Figure scripts
* * * *

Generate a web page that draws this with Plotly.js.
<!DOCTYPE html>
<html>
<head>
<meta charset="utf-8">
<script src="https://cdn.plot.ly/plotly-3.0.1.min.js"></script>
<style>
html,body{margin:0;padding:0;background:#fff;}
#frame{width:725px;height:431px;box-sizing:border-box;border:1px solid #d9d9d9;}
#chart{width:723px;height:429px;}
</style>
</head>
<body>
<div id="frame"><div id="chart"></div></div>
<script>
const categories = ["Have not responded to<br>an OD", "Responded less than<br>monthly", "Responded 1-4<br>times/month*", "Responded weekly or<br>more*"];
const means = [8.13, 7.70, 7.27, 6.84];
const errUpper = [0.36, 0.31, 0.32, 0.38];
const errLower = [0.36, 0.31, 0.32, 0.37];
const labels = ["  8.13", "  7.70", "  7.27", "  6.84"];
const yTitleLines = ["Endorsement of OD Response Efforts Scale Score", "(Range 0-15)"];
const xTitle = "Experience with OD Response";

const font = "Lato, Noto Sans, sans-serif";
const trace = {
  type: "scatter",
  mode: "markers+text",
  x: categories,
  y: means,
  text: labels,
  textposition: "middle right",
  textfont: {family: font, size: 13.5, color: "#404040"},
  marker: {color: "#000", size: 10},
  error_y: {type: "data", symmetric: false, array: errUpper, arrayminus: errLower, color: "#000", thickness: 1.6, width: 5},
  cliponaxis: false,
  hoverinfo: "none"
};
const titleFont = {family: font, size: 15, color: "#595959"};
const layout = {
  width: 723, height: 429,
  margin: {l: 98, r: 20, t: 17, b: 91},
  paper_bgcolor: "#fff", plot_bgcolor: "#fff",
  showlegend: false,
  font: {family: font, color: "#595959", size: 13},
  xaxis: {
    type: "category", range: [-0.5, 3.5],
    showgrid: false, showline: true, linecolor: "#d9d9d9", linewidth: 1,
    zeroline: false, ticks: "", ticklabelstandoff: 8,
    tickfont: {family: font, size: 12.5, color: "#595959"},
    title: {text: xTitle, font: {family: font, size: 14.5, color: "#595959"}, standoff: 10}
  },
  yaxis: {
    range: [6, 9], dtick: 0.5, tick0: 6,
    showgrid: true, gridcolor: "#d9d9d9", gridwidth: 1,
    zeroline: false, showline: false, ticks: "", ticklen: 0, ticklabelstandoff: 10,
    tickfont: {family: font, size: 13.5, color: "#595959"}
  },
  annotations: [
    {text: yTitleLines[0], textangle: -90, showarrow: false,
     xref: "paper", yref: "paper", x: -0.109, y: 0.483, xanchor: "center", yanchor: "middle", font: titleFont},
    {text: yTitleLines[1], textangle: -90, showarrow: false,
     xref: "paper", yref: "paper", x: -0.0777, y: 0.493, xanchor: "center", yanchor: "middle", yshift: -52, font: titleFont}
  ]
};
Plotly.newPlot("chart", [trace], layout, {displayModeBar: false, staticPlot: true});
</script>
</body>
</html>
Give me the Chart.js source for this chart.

* * * *

## JOB
Reproduce the material precisely, including every line.

## TASK ANSWER
Generate a web page that draws this with Plotly.js.
<!DOCTYPE html>
<html>
<head>
<meta charset="utf-8">
<script src="https://cdn.plot.ly/plotly-3.0.1.min.js"></script>
<style>
html,body{margin:0;padding:0;background:#fff;}
#frame{width:725px;height:431px;box-sizing:border-box;border:1px solid #d9d9d9;}
#chart{width:723px;height:429px;}
</style>
</head>
<body>
<div id="frame"><div id="chart"></div></div>
<script>
const categories = ["Have not responded to<br>an OD", "Responded less than<br>monthly", "Responded 1-4<br>times/month*", "Responded weekly or<br>more*"];
const means = [8.13, 7.70, 7.27, 6.84];
const errUpper = [0.36, 0.31, 0.32, 0.38];
const errLower = [0.36, 0.31, 0.32, 0.37];
const labels = ["  8.13", "  7.70", "  7.27", "  6.84"];
const yTitleLines = ["Endorsement of OD Response Efforts Scale Score", "(Range 0-15)"];
const xTitle = "Experience with OD Response";

const font = "Lato, Noto Sans, sans-serif";
const trace = {
  type: "scatter",
  mode: "markers+text",
  x: categories,
  y: means,
  text: labels,
  textposition: "middle right",
  textfont: {family: font, size: 13.5, color: "#404040"},
  marker: {color: "#000", size: 10},
  error_y: {type: "data", symmetric: false, array: errUpper, arrayminus: errLower, color: "#000", thickness: 1.6, width: 5},
  cliponaxis: false,
  hoverinfo: "none"
};
const titleFont = {family: font, size: 15, color: "#595959"};
const layout = {
  width: 723, height: 429,
  margin: {l: 98, r: 20, t: 17, b: 91},
  paper_bgcolor: "#fff", plot_bgcolor: "#fff",
  showlegend: false,
  font: {family: font, color: "#595959", size: 13},
  xaxis: {
    type: "category", range: [-0.5, 3.5],
    showgrid: false, showline: true, linecolor: "#d9d9d9", linewidth: 1,
    zeroline: false, ticks: "", ticklabelstandoff: 8,
    tickfont: {family: font, size: 12.5, color: "#595959"},
    title: {text: xTitle, font: {family: font, size: 14.5, color: "#595959"}, standoff: 10}
  },
  yaxis: {
    range: [6, 9], dtick: 0.5, tick0: 6,
    showgrid: true, gridcolor: "#d9d9d9", gridwidth: 1,
    zeroline: false, showline: false, ticks: "", ticklen: 0, ticklabelstandoff: 10,
    tickfont: {family: font, size: 13.5, color: "#595959"}
  },
  annotations: [
    {text: yTitleLines[0], textangle: -90, showarrow: false,
     xref: "paper", yref: "paper", x: -0.109, y: 0.483, xanchor: "center", yanchor: "middle", font: titleFont},
    {text: yTitleLines[1], textangle: -90, showarrow: false,
     xref: "paper", yref: "paper", x: -0.0777, y: 0.493, xanchor: "center", yanchor: "middle", yshift: -52, font: titleFont}
  ]
};
Plotly.newPlot("chart", [trace], layout, {displayModeBar: false, staticPlot: true});
</script>
</body>
</html>
Give me the Chart.js source for this chart.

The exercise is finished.